История в зеленых листьях - страница 8
Черт возьми, как она, Мира, выросшая на тех золотистых просторах под вечернее чтение истрепанных народных сказок, могла скатиться до такого? Это не ее жизнь, не ее желания. Это лишь какая-то навязанная проклятая игра, которую она вела, до конца не понимая, насколько чужда этому. Все расставил по местам Тим, фонтанируя жизнелюбием и новостями, только вот зачем? Может, и дальше стоило обманывать себя, имея шанс хоть на призрак благополучия? Чем тушить предательскую боль выше желудка. Но, как бы она ни пыталась обманывать себя, чувство освобождения и даже легкой гордости за себя постепенно вырывалось из тусклых отсеков неосознанного.
– Да чтоб тебя… ты что, серьезно думал, что мне не насрать на тебя? Откуда такое самомнение у блудливого козла? Твое раздутое на пустом месте ЧСВ даже не забавно. Да я приходила к тебе только затем, чтобы выбросить из головы другого человека. Который лучше тебя в миллиард раз! А ты – просто ничтожество. Оболочка.
Она повернулась и резко зашагала прочь. В ответ ей не послышалось ни звука.

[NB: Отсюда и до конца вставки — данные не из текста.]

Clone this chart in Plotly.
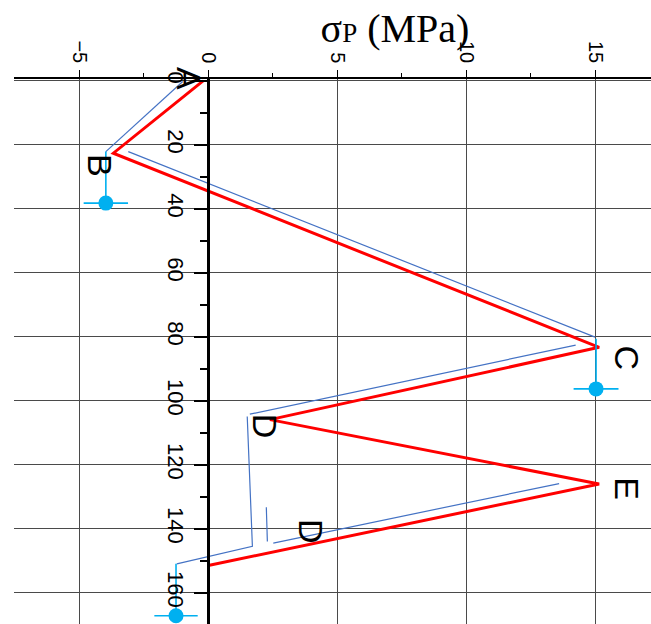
import plotly.graph_objects as go

# Stress path (red): principal stress sigma_P against depth
red_sigma = [-0.2, -3.68, 15.15, 2.39, 15.15, 0.0]
red_depth = [0.0, 22.6, 83.3, 105.9, 126.0, 151.5]

# Reference path (thin blue), drawn as separate pieces
blue_segments = [
    ([-0.99, -3.97], [0.2, 22.1]),
    ([-3.10, 14.99], [22.1, 80.1]),
    ([14.24, 1.61], [82.6, 104.2]),
    ([1.51, 1.71, -1.22], [104.9, 145.5, 151.0]),
    ([13.6, 2.52], [125.9, 144.5]),
    ([2.25, 2.29], [133.3, 144.0]),
]

# Measured points (cyan) with horizontal error, hung below the path vertices
meas_sigma = [-3.97, 15.03, -1.25]
meas_top = [22.1, 80.6, 151.0]
meas_depth = [38.2, 96.3, 167.2]
meas_err = [0.86, 0.87, 0.84]

# Point labels
lab_text = ["A", "B", "C", "D", "D", "E"]
lab_sigma = [-0.75, -4.2, 16.25, 2.2, 4.0, 16.25]
lab_depth = [-0.6, 26.6, 86.6, 107.8, 140.9, 127.5]

x_ticks = [-5, 0, 5, 10, 15]

RED = "#FF0000"
BLUE = "#4472C4"
CYAN = "#00B0F0"
GRID = "#4a4a4a"

fig = go.Figure()

bx, by = [], []
for sx, sy in blue_segments:
    bx += sx + [None]
    by += sy + [None]
fig.add_trace(go.Scatter(x=bx, y=by, mode="lines",
                         line=dict(color=BLUE, width=1.2), hoverinfo="skip"))

fig.add_trace(go.Scatter(x=red_sigma, y=red_depth, mode="lines",
                         line=dict(color=RED, width=3)))

cx, cy = [], []
for s, t, d in zip(meas_sigma, meas_top, meas_depth):
    cx += [s, s, None]
    cy += [t, d, None]
fig.add_trace(go.Scatter(x=cx, y=cy, mode="lines",
                         line=dict(color=CYAN, width=1.6), hoverinfo="skip"))
fig.add_trace(go.Scatter(
    x=meas_sigma, y=meas_depth, mode="markers",
    marker=dict(color=CYAN, size=15),
    error_x=dict(type="data", array=meas_err, color=CYAN, thickness=1.6, width=0),
))

for t, s, d in zip(lab_text, lab_sigma, lab_depth):
    fig.add_annotation(x=s, y=d, xref="x", yref="y", text=t, showarrow=False,
                       textangle=90, xanchor="center", yanchor="middle",
                       font=dict(family="Liberation Sans, Arial, sans-serif",
                                 size=34, color="black"))

W, H = 651, 624
L, T = 14, 79
x_lo = -7.53
px_per_x = 25.8
x_hi = x_lo + (W - L) / px_per_x
axis_pos = (0 - x_lo) / (x_hi - x_lo)

fig.update_layout(
    width=W, height=H,
    margin=dict(l=L, r=0, t=T, b=0, pad=0),
    plot_bgcolor="white", paper_bgcolor="white",
    showlegend=False,
    title=dict(
        text='σ<span style="font-size:27px">P</span> (MPa)',
        x=395 / W, xanchor="center", y=1 - 28 / H, yanchor="middle",
        xref="container", yref="container",
        font=dict(family="Liberation Serif, Times New Roman, serif", size=40, color="black"),
    ),
    xaxis=dict(
        side="top", range=[x_lo, x_hi], tickvals=x_ticks,
        tickangle=90, ticks="outside", ticklen=7, tickwidth=1.3, tickcolor="black",
        minor=dict(tickvals=[-2.5, 2.5, 7.5, 12.5], ticks="outside", ticklen=4,
                   tickwidth=1.3, tickcolor="black", showgrid=False),
        showline=True, linecolor="black", linewidth=1.5,
        showgrid=True, gridcolor=GRID, gridwidth=1,
        zeroline=False,
        tickfont=dict(family="Liberation Sans, Arial, sans-serif", size=20, color="black"),
    ),
    yaxis=dict(
        range=[169.8, -0.6], anchor="free", position=axis_pos,
        tick0=0, dtick=20, tickangle=90,
        ticks="outside", ticklen=13, tickwidth=1.5, tickcolor="black",
        minor=dict(dtick=10, ticks="outside", ticklen=7, tickwidth=1.5,
                   tickcolor="black", showgrid=False),
        showline=True, linecolor="black", linewidth=3,
        showgrid=True, gridcolor=GRID, gridwidth=1,
        zeroline=False,
        tickfont=dict(family="Liberation Sans Narrow, Arial Narrow, Liberation Sans, sans-serif",
                      size=22, color="black"),
    ),
)

fig.write_html("out.html")
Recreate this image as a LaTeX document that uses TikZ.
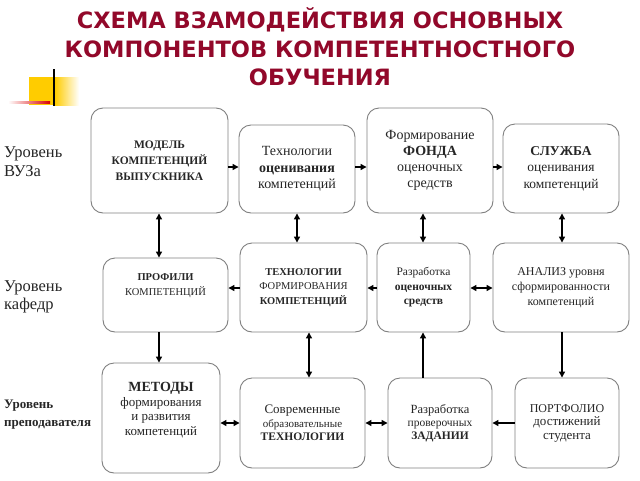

Мира припомнила, как от отчаяния, что Тим недоступен, продолжила погрязать в ничего не сулящих отношениях с жестким женатым мужчиной. Но ей было плевать, Артем залечивал пошатнувшуюся от слепоты Тима самооценку. Они умело использовали друг друга, находя сладость в нарушении норм. На первых порах даже с ним создалось подобие сносной сопричастности. Свой быстротечный каркас романа она с раздражением бросала под нос Тима, а он вздыхал и уже иначе смотрел на нее. С отвращением ли, с осуждением? И Мира чувствовала подступающее к пищеводу отмщение невесть за что.
Вполне устраивающее обоих увлечение с обрубленным будущим. Но затем что-то изменилось – Артем начал названивать по выходным, которые Мира целиком посвящала себе, и намекать на развод. Может, и в ней он увидел отголосок мощного восхищения и не афишируемого одобрения, которые ожидал ото всех. А она лишь смеялась в ответ после коротких прерывистых свиданий, сдобренных ложью, которую она не выпрашивала. Присланные букеты вызывали у Миры горьковатую усмешку. Наверное, это должно было растрогать ее, сподвигнуть к покладистости и разом наскучить партнеру. Чем циничнее Мира отзывалась на тривиальные знаки внимания, тем более заботливым и предупредительным оборачивался Артем. И Миру тошнило от того, что она якобы победила. Что это было будто ее заслугой и главным достижением, хотя ей было плевать.
Изломанная сексуальность Миры не доверяла злоупотребляющим силой, но тяготела к ним. Заманчиво и запретно было просачиваться в эти вечеряющие номера к тяжелым закрученным отношениям. Она пыталась вытравить из себя скрытое восхищение мазохизмом, в повседневной жизни это вовсе стерлось, оставив платформу лишь для неосознанных фантазий с чужим мужем. Мазохизм их отношений перелился в осознанность, лишенную сексизма. Играть в романтизированный психотип и пожинать плоды дискриминации в социуме было разными измерениями горьковатости жизни.
Артем занимался политикой – работа его заключалась в том, чтобы всюду светить свое выверенное лицо и хорошенько замазывать нелицеприятные детали, словно о них никто не подозревал. Образ мужчины без страха быть на виду и поражать тем, от чего она маниакально укрывалась. Бахвальствуя, выдавая остроты и будучи приятным, он не видел личностей ни в своей жене, ни в Мире. Он даже умел казаться преломленно духовным, шифруя, что превыше всего ставит удовлетворение своих интересов. «Но ублюдки и кобели и евнухи», – думала Мира.